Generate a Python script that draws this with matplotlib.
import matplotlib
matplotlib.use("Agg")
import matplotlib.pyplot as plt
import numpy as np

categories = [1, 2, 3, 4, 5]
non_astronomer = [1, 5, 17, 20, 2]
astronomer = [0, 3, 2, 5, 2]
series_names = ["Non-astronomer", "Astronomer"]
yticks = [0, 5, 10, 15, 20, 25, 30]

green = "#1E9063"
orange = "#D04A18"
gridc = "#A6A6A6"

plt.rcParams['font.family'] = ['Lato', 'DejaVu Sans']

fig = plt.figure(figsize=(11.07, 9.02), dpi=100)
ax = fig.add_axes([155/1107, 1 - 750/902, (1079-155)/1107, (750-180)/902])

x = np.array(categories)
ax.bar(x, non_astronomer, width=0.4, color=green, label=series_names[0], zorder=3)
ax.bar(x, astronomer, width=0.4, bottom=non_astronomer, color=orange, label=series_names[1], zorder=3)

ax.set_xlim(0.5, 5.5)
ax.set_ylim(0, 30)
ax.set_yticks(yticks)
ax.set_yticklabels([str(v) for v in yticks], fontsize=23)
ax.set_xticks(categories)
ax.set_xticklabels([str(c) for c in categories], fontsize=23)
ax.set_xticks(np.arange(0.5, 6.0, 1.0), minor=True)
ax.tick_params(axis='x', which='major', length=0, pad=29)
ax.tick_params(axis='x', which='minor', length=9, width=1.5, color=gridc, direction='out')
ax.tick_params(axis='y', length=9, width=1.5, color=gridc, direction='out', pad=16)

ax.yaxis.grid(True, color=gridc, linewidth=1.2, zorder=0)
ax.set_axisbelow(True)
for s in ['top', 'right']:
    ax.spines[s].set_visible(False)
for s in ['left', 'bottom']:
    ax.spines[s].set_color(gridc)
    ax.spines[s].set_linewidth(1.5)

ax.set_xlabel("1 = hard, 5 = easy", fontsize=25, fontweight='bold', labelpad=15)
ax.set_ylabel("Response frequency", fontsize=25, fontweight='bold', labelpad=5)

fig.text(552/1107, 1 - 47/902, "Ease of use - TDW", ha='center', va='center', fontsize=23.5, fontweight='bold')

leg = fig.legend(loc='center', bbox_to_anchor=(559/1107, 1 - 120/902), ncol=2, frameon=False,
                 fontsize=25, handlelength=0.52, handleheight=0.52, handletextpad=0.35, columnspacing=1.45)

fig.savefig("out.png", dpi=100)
* * *
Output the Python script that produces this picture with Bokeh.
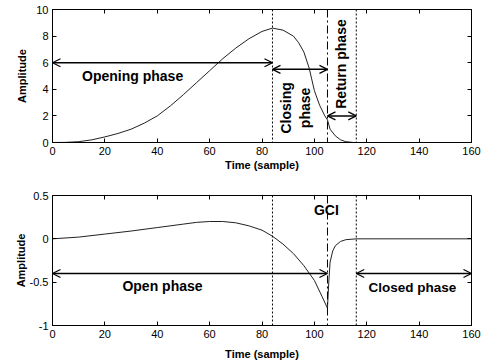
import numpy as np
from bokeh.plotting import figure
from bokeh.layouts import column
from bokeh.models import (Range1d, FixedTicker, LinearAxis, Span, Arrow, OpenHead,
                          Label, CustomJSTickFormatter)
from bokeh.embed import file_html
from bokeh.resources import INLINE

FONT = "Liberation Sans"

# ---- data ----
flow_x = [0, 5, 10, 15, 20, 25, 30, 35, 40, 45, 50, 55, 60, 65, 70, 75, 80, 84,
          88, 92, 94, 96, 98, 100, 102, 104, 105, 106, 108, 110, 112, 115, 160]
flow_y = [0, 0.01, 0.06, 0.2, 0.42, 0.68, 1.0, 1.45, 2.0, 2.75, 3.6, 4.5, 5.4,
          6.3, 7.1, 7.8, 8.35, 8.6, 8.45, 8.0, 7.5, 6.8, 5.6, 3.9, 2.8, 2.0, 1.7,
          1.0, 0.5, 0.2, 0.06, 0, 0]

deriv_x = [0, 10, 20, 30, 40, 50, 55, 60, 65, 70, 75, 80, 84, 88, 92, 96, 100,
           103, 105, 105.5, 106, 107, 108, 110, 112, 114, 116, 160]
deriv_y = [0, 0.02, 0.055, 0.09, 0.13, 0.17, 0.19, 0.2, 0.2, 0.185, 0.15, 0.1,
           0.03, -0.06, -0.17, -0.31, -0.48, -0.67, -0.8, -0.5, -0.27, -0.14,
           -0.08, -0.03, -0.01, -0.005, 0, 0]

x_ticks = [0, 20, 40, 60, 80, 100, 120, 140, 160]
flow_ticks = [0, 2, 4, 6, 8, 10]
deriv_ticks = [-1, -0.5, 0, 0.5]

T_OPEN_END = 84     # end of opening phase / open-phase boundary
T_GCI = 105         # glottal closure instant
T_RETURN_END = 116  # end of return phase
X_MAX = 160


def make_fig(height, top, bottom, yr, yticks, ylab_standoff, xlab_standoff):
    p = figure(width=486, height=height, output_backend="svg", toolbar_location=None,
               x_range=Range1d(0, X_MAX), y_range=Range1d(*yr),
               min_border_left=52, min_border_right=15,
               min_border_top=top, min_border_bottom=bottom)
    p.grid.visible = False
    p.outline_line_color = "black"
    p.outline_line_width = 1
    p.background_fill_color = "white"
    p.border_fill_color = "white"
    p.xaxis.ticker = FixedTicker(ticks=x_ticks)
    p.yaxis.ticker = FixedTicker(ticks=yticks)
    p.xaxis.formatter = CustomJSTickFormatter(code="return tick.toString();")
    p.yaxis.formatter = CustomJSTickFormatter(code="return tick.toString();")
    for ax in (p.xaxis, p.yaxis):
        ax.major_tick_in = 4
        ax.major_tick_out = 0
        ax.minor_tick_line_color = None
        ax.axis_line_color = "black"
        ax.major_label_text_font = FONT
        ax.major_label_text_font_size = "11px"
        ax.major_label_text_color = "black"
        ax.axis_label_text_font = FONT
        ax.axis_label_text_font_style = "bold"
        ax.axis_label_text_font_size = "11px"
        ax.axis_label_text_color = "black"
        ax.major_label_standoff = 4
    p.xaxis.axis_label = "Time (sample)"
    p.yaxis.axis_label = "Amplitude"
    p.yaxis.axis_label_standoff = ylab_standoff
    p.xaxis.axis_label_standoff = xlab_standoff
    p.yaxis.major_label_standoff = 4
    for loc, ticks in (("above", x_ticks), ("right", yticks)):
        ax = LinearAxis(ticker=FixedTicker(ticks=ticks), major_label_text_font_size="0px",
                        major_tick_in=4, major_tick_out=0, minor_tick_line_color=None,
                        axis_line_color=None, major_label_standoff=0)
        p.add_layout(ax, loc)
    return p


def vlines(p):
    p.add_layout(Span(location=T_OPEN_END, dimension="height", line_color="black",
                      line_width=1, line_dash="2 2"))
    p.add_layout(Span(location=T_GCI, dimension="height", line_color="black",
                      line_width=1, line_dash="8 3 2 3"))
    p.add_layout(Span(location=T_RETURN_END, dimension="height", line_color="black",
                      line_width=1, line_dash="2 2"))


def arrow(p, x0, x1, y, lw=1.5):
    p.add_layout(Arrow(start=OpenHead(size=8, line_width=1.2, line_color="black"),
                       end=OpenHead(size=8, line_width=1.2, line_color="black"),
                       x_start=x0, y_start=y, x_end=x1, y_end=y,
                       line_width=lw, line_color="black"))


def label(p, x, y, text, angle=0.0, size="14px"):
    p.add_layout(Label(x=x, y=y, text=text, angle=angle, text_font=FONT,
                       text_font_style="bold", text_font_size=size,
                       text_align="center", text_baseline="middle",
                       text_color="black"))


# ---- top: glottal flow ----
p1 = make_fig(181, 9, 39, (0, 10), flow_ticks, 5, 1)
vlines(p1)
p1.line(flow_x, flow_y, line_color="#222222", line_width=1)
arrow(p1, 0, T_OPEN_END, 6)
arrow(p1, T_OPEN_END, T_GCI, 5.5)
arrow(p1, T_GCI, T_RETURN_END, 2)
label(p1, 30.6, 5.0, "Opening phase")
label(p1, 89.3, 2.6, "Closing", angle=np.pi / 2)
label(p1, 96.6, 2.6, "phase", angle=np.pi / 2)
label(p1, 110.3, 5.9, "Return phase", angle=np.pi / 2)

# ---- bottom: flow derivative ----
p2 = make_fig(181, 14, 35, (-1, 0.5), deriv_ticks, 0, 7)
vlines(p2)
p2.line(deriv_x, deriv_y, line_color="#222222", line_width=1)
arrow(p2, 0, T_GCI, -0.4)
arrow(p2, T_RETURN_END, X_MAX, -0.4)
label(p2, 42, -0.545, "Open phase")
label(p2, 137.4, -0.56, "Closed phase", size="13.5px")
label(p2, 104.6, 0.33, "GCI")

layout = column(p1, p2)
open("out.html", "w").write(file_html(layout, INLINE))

§ **TASK**: Taking the records above, retype every line from the one with "Generate a Python" down to the one with "color=orange, label=series_names[1], zorder=3)", exactly and with nothing else.

§ **ANSWER**:
Generate a Python script that draws this with matplotlib.
import matplotlib
matplotlib.use("Agg")
import matplotlib.pyplot as plt
import numpy as np

categories = [1, 2, 3, 4, 5]
non_astronomer = [1, 5, 17, 20, 2]
astronomer = [0, 3, 2, 5, 2]
series_names = ["Non-astronomer", "Astronomer"]
yticks = [0, 5, 10, 15, 20, 25, 30]

green = "#1E9063"
orange = "#D04A18"
gridc = "#A6A6A6"

plt.rcParams['font.family'] = ['Lato', 'DejaVu Sans']

fig = plt.figure(figsize=(11.07, 9.02), dpi=100)
ax = fig.add_axes([155/1107, 1 - 750/902, (1079-155)/1107, (750-180)/902])

x = np.array(categories)
ax.bar(x, non_astronomer, width=0.4, color=green, label=series_names[0], zorder=3)
ax.bar(x, astronomer, width=0.4, bottom=non_astronomer, color=orange, label=series_names[1], zorder=3)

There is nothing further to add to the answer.